We decided against a gradual deliver and instead rebuild all the existing vertical areas dedicated to specific subjects: baby names, promotions, kids activities, kids recipes each served within a unique segment: /baby-names
, /promotions
, /kids-activities
, /kids-recipes
–after that the stakeholder intended to invest in even more verticals.
Initial approach
Before starting development we agreed that keeping code from different verticals in the same controllers and models directory would obfuscate their boundaries and we decided to use subdirectories mapped to verticals ie. /app/models/babynames_models
, /app/controllers/babynames
, /app/views/babynames
containing all code specific to baby names–this allowed us to quickly find vertical related code and reduce merge conflicts while developing in parallel.
$ ls -l app/models
ask_an_expert_models contact_us loyalty_models recipe_finder_models utils
babynames_models kids_activities_models membership_models sharing
babynames_utils landing_page_header promos_and_samples_models story_models
$ ls -l app/controllers
admin ask_an_expert contact_us_controller.rb membership promos_and_samples
admin_controller.rb babynames kids_activities my_project recipe_finder
application_controller.rb contact_us loyalty my_project_controller.rb stories
This approach was sufficient during the initial development phase but after we went live and started adding more verticals the growing number of subdirectories made jumping between models/controllers/views time consuming–ideally I wanted to find and work on all the babynames files within a single directory. The application route file /config/routes.rb
was a 300 lines mix from all verticals hard to understand and painful to maintain.
A self contained approach
To address these problems I introduced the room decorator vertical as a plugin (precursors of engines) not to reuse its code but to encapsulate its models, controllers, views, helpers, routes–now only minor changes would affect a few models in the main application through decoration.
The main application routes would pick up the plugin routes from PLUGIN/config/routes.rb
and stop growing.
We were also able to have unit tests inside the plugin.
To make verticals plugins stand out from the vendor plugins we had a naming convention to append a static string in front of plugin name.
$ ls -l vendor/plugins/ | grep project
drwxr-xr-x 7 agenteo 84396665 238 14 Nov 19:55 project_api
drwxr-xr-x 7 agenteo 84396665 238 14 Nov 20:06 project_baby_room_gallery
drwxr-xr-x 9 agenteo 84396665 306 14 Nov 20:08 project_blog
drwxr-xr-x 14 agenteo 84396665 476 14 Nov 20:08 project_mums_tips
drwxr-xr-x 6 agenteo 84396665 204 14 Nov 20:11 project_voting_tool
What didn’t go well
Like the subdirectory structure the plugins were setting a weak boundary meaning classes in one vertical could depend on other verticals or the main application creating dependencies impossible to track without reading the code.
If a developer must consider the implementation of a component in order to use it, the value of encapsulation is lost.
Eric Evans
It was still hard to pinpoint which of the over 200 migrations belonged to a plugin and how its vertical was affecting the database schema.

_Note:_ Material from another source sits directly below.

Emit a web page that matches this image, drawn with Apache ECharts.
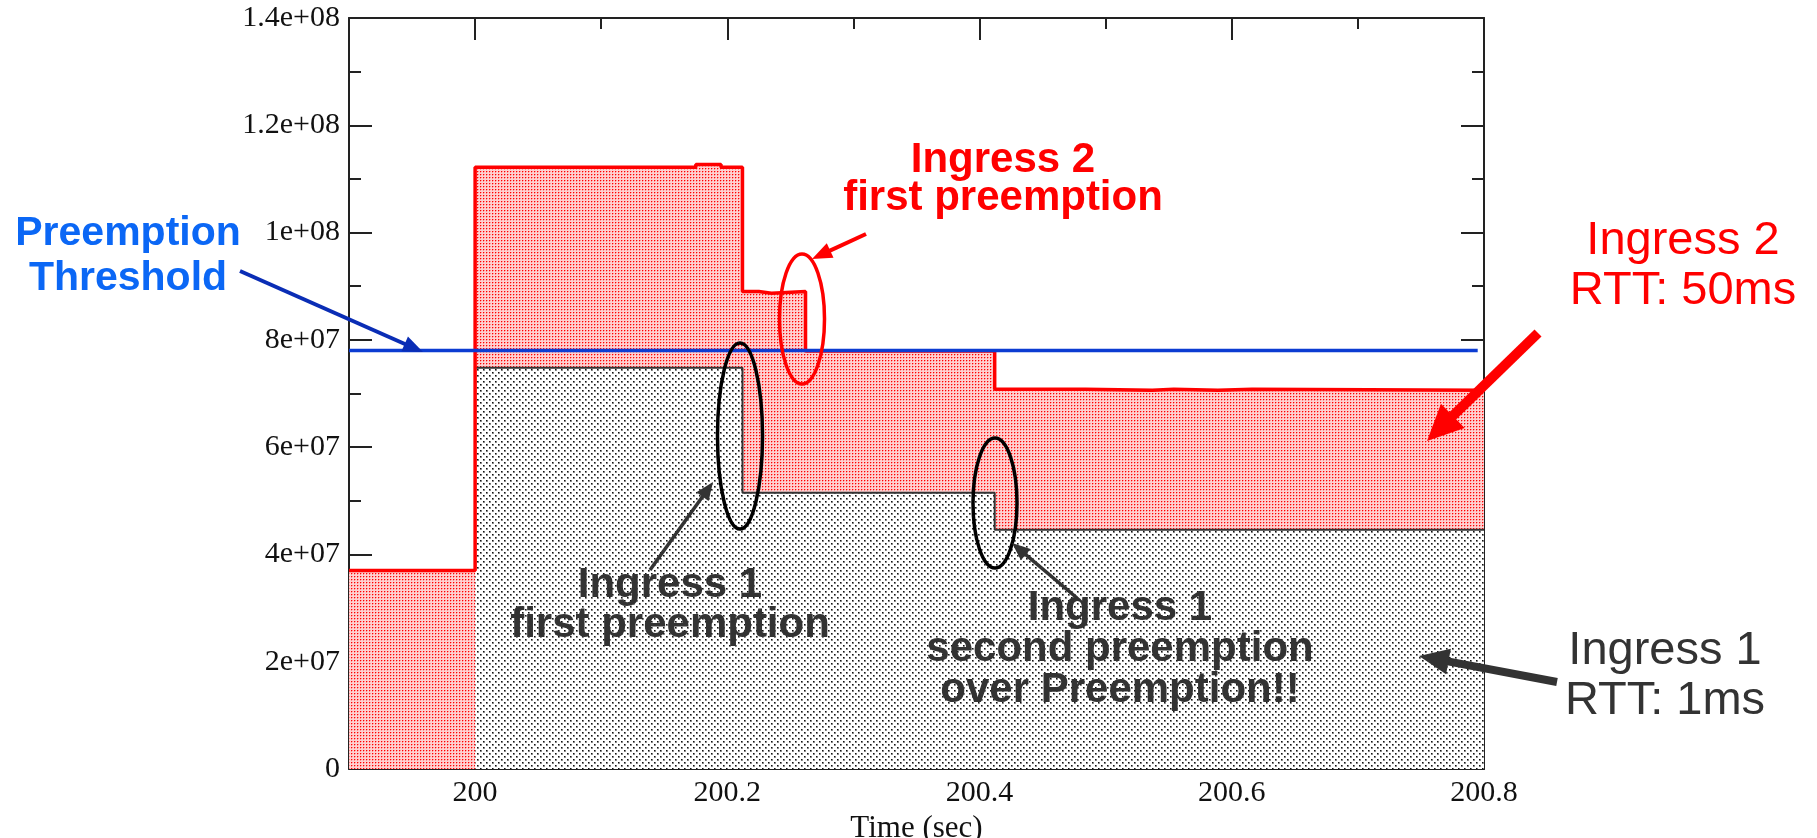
<!DOCTYPE html>
<html><head><meta charset="utf-8">
<script src="https://cdn.jsdelivr.net/npm/echarts@6/dist/echarts.min.js"></script>
<style>html,body{margin:0;padding:0;background:#fff;}#c{width:1817px;height:838px;}</style>
</head><body><div id="c"></div>
<script>
// ---- data ----
// start time of each step (sec); each value holds until the next time
const timeSteps = [199.9, 200.0, 200.175, 200.195, 200.212, 200.225, 200.235, 200.262, 200.412, 200.484, 200.537, 200.554, 200.589, 200.616, 200.8];
// Ingress 1 (RTT 1ms) rate, bottom layer
const ingress1 = [null, 7.48e7, 7.48e7, 7.48e7, 5.15e7, 5.15e7, 5.15e7, 5.15e7, 4.46e7, 4.46e7, 4.46e7, 4.46e7, 4.46e7, 4.46e7, 4.46e7];
// Ingress 2 (RTT 50ms) rate, stacked on Ingress 1
const ingress2 = [3.70e7, 3.74e7, 3.79e7, 3.74e7, 3.75e7, 3.72e7, 3.75e7, 2.64e7, 2.62e7, 2.60e7, 2.62e7, 2.60e7, 2.62e7, 2.60e7, 2.60e7];
const preemptionThreshold = 7.8e7;
const thresholdSpan = [199.9, 200.795];
const xMajorTicks = [200, 200.2, 200.4, 200.6, 200.8];
const xMinorTicks = [200.1, 200.3, 200.5, 200.7];
const xTickLabels = ['200', '200.2', '200.4', '200.6', '200.8'];
const yTickLabels = ['0', '2e+07', '4e+07', '6e+07', '8e+07', '1e+08', '1.2e+08', '1.4e+08'];

// ---- build ----
const totalRate = ingress2.map((v, i) => v + (ingress1[i] || 0));
const pts = arr => timeSteps.map((t, i) => [t, arr[i]]);

function makeTile(w, h, bg, dots) {
  const c = document.createElement('canvas'); c.width = w; c.height = h;
  const g = c.getContext('2d'); g.fillStyle = bg; g.fillRect(0, 0, w, h);
  dots.forEach(d => { g.fillStyle = d[2]; g.fillRect(d[0], d[1], 1, 1); });
  return c;
}
const redTile = makeTile(3, 3, '#ffd0d0', [[0, 0, '#ff0000'], [1, 0, '#ff9090'], [0, 1, '#ff9090']]);
const grayTile = makeTile(6, 6, '#ffffff', [
  [0, 0, '#111'], [1, 0, '#777'], [0, 1, '#777'], [1, 1, '#999'],
  [3, 3, '#111'], [4, 3, '#777'], [3, 4, '#777'], [4, 4, '#999']]);

const serif = 'Liberation Serif', sans = 'Liberation Sans';
const frame = '#222';

function xAxisDef(position, ticks, len, withLine, withLabel) {
  return {
    type: 'value', position: position, min: 199.9, max: 200.8,
    axisLine: { show: withLine, onZero: false, lineStyle: { color: frame, width: 2 } },
    axisTick: { show: true, inside: true, length: len, customValues: ticks, lineStyle: { color: frame, width: 2 } },
    axisLabel: withLabel ? {
      show: true, customValues: xMajorTicks, margin: 9,
      formatter: v => xTickLabels[xMajorTicks.findIndex(t => Math.abs(t - v) < 1e-6)],
      fontFamily: serif, fontSize: 30, color: '#111'
    } : { show: false },
    splitLine: { show: false }
  };
}
function yAxisDef(position, withLabel) {
  return {
    type: 'value', position: position, min: 0, max: 1.4e8, interval: 2e7,
    axisLine: { show: true, onZero: false, lineStyle: { color: frame, width: 2 } },
    axisTick: { show: true, inside: true, length: 23, lineStyle: { color: frame, width: 2 } },
    minorTick: { show: true, splitNumber: 2, length: 12, lineStyle: { color: frame, width: 2 } },
    axisLabel: withLabel ? {
      show: true, margin: 9, formatter: v => yTickLabels[Math.round(v / 2e7)],
      fontFamily: serif, fontSize: 30, color: '#111'
    } : { show: false },
    splitLine: { show: false }, minorSplitLine: { show: false }
  };
}

function arrow(x1, y1, x2, y2, w, headLen, headW, color) {
  const dx = x2 - x1, dy = y2 - y1, L = Math.hypot(dx, dy), ux = dx / L, uy = dy / L;
  const bx = x2 - ux * headLen, by = y2 - uy * headLen, px = -uy, py = ux;
  return [
    { type: 'line', shape: { x1: x1, y1: y1, x2: bx + ux * 2, y2: by + uy * 2 }, style: { stroke: color, lineWidth: w }, z: 100 },
    { type: 'polygon', shape: { points: [[x2, y2], [bx + px * headW / 2, by + py * headW / 2], [bx - px * headW / 2, by - py * headW / 2]] }, style: { fill: color }, z: 100 }
  ];
}
function label(lines, cx, baseline1, fs, lh, color, weight) {
  return {
    type: 'text', x: cx, y: baseline1 - 0.35 * fs - lh / 2, z: 101,
    style: { text: lines.join('\n'), fontSize: fs, fontFamily: sans, fontWeight: weight, fill: color, align: 'center', verticalAlign: 'top', lineHeight: lh }
  };
}
function ring(cx, cy, rx, ry, color) {
  return { type: 'ellipse', shape: { cx: cx, cy: cy, rx: rx, ry: ry }, style: { fill: null, stroke: color, lineWidth: 3.5 }, z: 100 };
}
const dark = '#333333', red = '#ff0000';

const chart = echarts.init(document.getElementById('c'), null, { renderer: 'canvas' });
chart.setOption({
  animation: false,
  backgroundColor: '#ffffff',
  grid: { left: 349, right: 333, top: 18, bottom: 69, containLabel: false, outerBoundsMode: 'none' },
  xAxis: [
    Object.assign(xAxisDef('bottom', xMajorTicks, 22, true, true), {
      name: 'Time (sec)', nameLocation: 'middle', nameGap: 38,
      nameTextStyle: { fontFamily: serif, fontSize: 31, color: '#111' }
    }),
    xAxisDef('top', xMajorTicks, 22, true, false),
    xAxisDef('bottom', xMinorTicks, 11, false, false),
    xAxisDef('top', xMinorTicks, 11, false, false)
  ],
  yAxis: [yAxisDef('left', true), yAxisDef('right', false)],
  series: [
    { name: 'Ingress 2 area', type: 'line', step: 'end', data: pts(totalRate), symbol: 'none', silent: true,
      lineStyle: { width: 0, opacity: 0 }, areaStyle: { color: { image: redTile, repeat: 'repeat' }, opacity: 1 }, z: 1 },
    { name: 'Ingress 1', type: 'line', step: 'end', data: pts(ingress1), symbol: 'none', silent: true,
      lineStyle: { color: dark, width: 2 }, areaStyle: { color: { image: grayTile, repeat: 'repeat' }, opacity: 1 }, z: 2 },
    { name: 'Ingress 2', type: 'line', step: 'end', data: pts(totalRate), symbol: 'none', silent: true,
      lineStyle: { color: red, width: 3.5 }, z: 3 },
    { name: 'Preemption Threshold', type: 'line', data: thresholdSpan.map(t => [t, preemptionThreshold]), symbol: 'none', silent: true,
      lineStyle: { color: '#0c3cd2', width: 3.5 }, z: 4 }
  ],
  graphic: [
    label(['Preemption', 'Threshold'], 128, 248, 41, 45, '#0b67f5', 'bold'),
    ...arrow(240, 271, 423, 352, 4, 20, 16, '#0a2db5'),
    label(['Ingress 2', 'first preemption'], 1003, 175, 42, 38, red, 'bold'),
    ...arrow(866, 234, 812, 259, 4, 20, 16, red),
    ring(802, 319, 22.5, 65, red),
    label(['Ingress 2', 'RTT: 50ms'], 1683, 257, 47, 50, red, 'normal'),
    ...arrow(1538, 333, 1427, 441, 10, 36, 34, red),
    ring(740, 436, 22.5, 93, '#000'),
    label(['Ingress 1', 'first preemption'], 670, 600, 42, 40, dark, 'bold'),
    ...arrow(650, 570, 713, 482, 3.5, 18, 15, dark),
    ring(995, 503, 22, 65, '#000'),
    label(['Ingress 1', 'second preemption', 'over Preemption!!'], 1120, 623, 42, 41, dark, 'bold'),
    ...arrow(1077, 598, 1012, 543, 3.5, 18, 15, dark),
    label(['Ingress 1', 'RTT: 1ms'], 1665, 667, 47, 50, dark, 'normal'),
    ...arrow(1557, 682, 1419, 656, 8, 30, 26, dark)
  ]
});
</script></body></html>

I started thinking how much code should be in the main application for the plugins to use? Back then I could only chase good balance but with current Rails I can achieve that by moving all the functionality away from the main application in to small engine components creating a solid dependency structure. I explain how in A component based Rails architecture primer.

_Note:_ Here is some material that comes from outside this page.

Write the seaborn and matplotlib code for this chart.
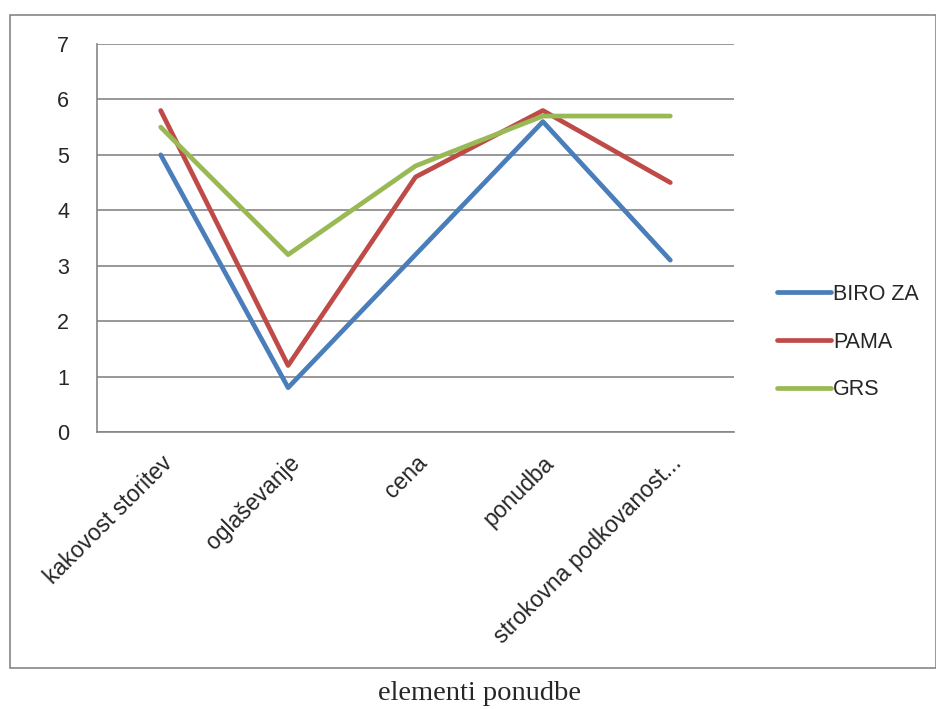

This plugin approach I used in 2008 was far from perfect but it reduced entropy and it was better then having all models and controllers in a fragile directory structure or even worst introducing service oriented architecture for code organization. I disagree that after a few years large applications must be rebuilt if you build them incrementally using a supple design they can be maintained and shaped in to a new form.